Information provided:
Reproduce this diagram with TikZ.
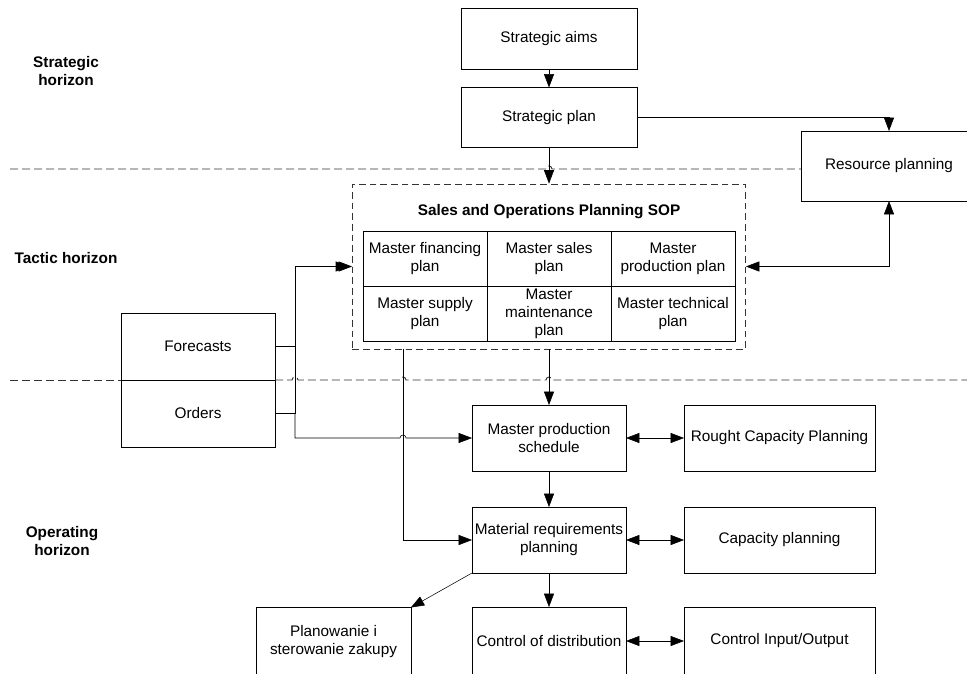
\documentclass[tikz,border=0pt]{standalone}
\usepackage{fontspec}
\setmainfont{Liberation Sans}
\usetikzlibrary{positioning,arrows.meta,calc}
\tikzset{
	>={Triangle[length=10pt,width=7.5pt]}, % filled arrow heads
	line width=0.6pt,
	box/.style={draw, align=center, inner sep=2pt, outer sep=0pt}, % plain boxes
	cell/.style={box, inner sep=1pt, minimum width=93pt, minimum height=41.25pt}, % cells of the SOP table
	sopbox/.style={draw, dashed, dash pattern=on 5pt off 3pt, black!80}, % dashed SOP frame
	horizon/.style={dash pattern=on 6pt off 3pt, line width=0.7pt, black!80}, % lines between horizons
	lbl/.style={font=\bfseries, align=center}, % horizon names
}

\begin{document}
\fontsize{11.5pt}{13.5pt}\selectfont
\begin{tikzpicture}[x=0.75pt, y=-0.75pt]
	\useasboundingbox (0,0) rectangle (967,674);
	\clip (0,0) rectangle (967,674);
	
	% horizon names
	\node[lbl] (hstr) at (66,71) {Strategic\\horizon};
	\node[lbl] (htac) at (66,258) {Tactic horizon};
	\node[lbl] (hop) at (62,541) {Operating\\horizon};
	
	% strategic horizon
	\node[box, minimum width=132pt, minimum height=45.5pt] (aims) at (549,38.5) {Strategic aims};
	\node[box, minimum width=132pt, minimum height=44.5pt, below=14pt of aims] (splan) {Strategic plan};
	\node[box, minimum width=132pt, minimum height=52.5pt] (res) at (889,166) {Resource planning};
	
	% tactic horizon
	\node[sopbox, minimum width=295pt, minimum height=124pt] (sop) at (549,266.5) {};
	\node[font=\bfseries] (soptitle) at (549,212) {Sales and Operations Planning SOP};
	\node[cell] (fin) at (425,258.5) {Master financing\\plan};
	\node[cell, right=0pt of fin] (sales) {Master sales\\plan};
	\node[cell, right=0pt of sales] (prod) {Master\\production plan};
	\node[cell, below=0pt of fin] (supply) {Master supply\\plan};
	\node[cell, below=0pt of sales] (maint) {Master\\maintenance\\plan};
	\node[cell, below=0pt of prod] (tech) {Master technical\\plan};
	
	\node[box, minimum width=115.5pt, minimum height=50.25pt] (fc) at (198,346.5) {Forecasts};
	\node[box, minimum width=115.5pt, minimum height=50.25pt, below=0pt of fc] (ord) {Orders};
	
	% operating horizon
	\node[box, minimum width=115.5pt, minimum height=49.5pt] (mps) at (549,438) {Master production\\schedule};
	\node[box, minimum width=143.25pt, minimum height=49.5pt, right=43.5pt of mps] (rcp) {Rought Capacity Planning};
	\node[box, minimum width=115.5pt, minimum height=49.5pt, below=27pt of mps] (mrp) {Material requirements\\planning};
	\node[box, minimum width=143.25pt, minimum height=49.5pt, right=43.5pt of mrp] (cp) {Capacity planning};
	\node[box, minimum width=115.5pt, minimum height=51pt, below=25.5pt of mrp] (cod) {Control of distribution};
	\node[box, minimum width=143.25pt, minimum height=51pt, right=43.5pt of cod] (cio) {Control Input/Output};
	\node[box, minimum width=116pt, minimum height=51pt] (pur) at (333.5,641.5) {Planowanie i\\sterowanie zakupy};
	
	\coordinate (jn) at (295,380);
	\coordinate (drop) at (403,349);
	
	% horizon lines
	\draw[horizon] (10,169) -- (546,169) arc[start angle=180, end angle=0, radius=2.25pt] -- (801,169);
	\draw[horizon] (10,380) -- (fc.south west);
	\draw[horizon] (fc.south east) -- (292,380) arc[start angle=180, end angle=0, radius=2.25pt]
		-- (400,380) arc[start angle=180, end angle=0, radius=2.25pt]
		-- (546,380) arc[start angle=180, end angle=0, radius=2.25pt] -- (967,380);
	
	% connectors
	\draw[->] (aims) -- (splan);
	\draw[->] (splan.east) -| (res.north);
	\draw[->] (splan) -- (sop);
	\draw[<->] (sop.east) -| (res.south);
	\draw[->] (fc.east) -- (fc.east -| jn) |- (sop.west);
	\draw[->] (ord.east) -- (ord.east -| jn) |- ($(sop.west)+(-3,0)$);
	\draw[->] (ord.east -| jn) |- ($(drop |- mps.west)+(-3,0)$) arc[start angle=180, end angle=0, radius=2.25pt] -- (mps.west);
	\draw[->] (drop) |- (mrp.west);
	\draw[->] (sop) -- (mps);
	\draw[<->] (mps) -- (rcp);
	\draw[->] (mps) -- (mrp);
	\draw[<->] (mrp) -- (cp);
	\draw[->] (mrp) -- (cod);
	\draw[<->] (cod) -- (cio);
	\draw[->] (mrp.south west) -- (pur.north east);
\end{tikzpicture}
\end{document}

Problem to work on: Give back exactly the lines from the first line of the data through the line with "width=132pt, minimum height=52.5pt]", pictures excluded.

Finished exercise:
Reproduce this diagram with TikZ.
\documentclass[tikz,border=0pt]{standalone}
\usepackage{fontspec}
\setmainfont{Liberation Sans}
\usetikzlibrary{positioning,arrows.meta,calc}
\tikzset{
	>={Triangle[length=10pt,width=7.5pt]}, % filled arrow heads
	line width=0.6pt,
	box/.style={draw, align=center, inner sep=2pt, outer sep=0pt}, % plain boxes
	cell/.style={box, inner sep=1pt, minimum width=93pt, minimum height=41.25pt}, % cells of the SOP table
	sopbox/.style={draw, dashed, dash pattern=on 5pt off 3pt, black!80}, % dashed SOP frame
	horizon/.style={dash pattern=on 6pt off 3pt, line width=0.7pt, black!80}, % lines between horizons
	lbl/.style={font=\bfseries, align=center}, % horizon names
}

\begin{document}
\fontsize{11.5pt}{13.5pt}\selectfont
\begin{tikzpicture}[x=0.75pt, y=-0.75pt]
	\useasboundingbox (0,0) rectangle (967,674);
	\clip (0,0) rectangle (967,674);
	
	% horizon names
	\node[lbl] (hstr) at (66,71) {Strategic\\horizon};
	\node[lbl] (htac) at (66,258) {Tactic horizon};
	\node[lbl] (hop) at (62,541) {Operating\\horizon};
	
	% strategic horizon
	\node[box, minimum width=132pt, minimum height=45.5pt] (aims) at (549,38.5) {Strategic aims};
	\node[box, minimum width=132pt, minimum height=44.5pt, below=14pt of aims] (splan) {Strategic plan};
	\node[box, minimum width=132pt, minimum height=52.5pt] (res) at (889,166) {Resource planning};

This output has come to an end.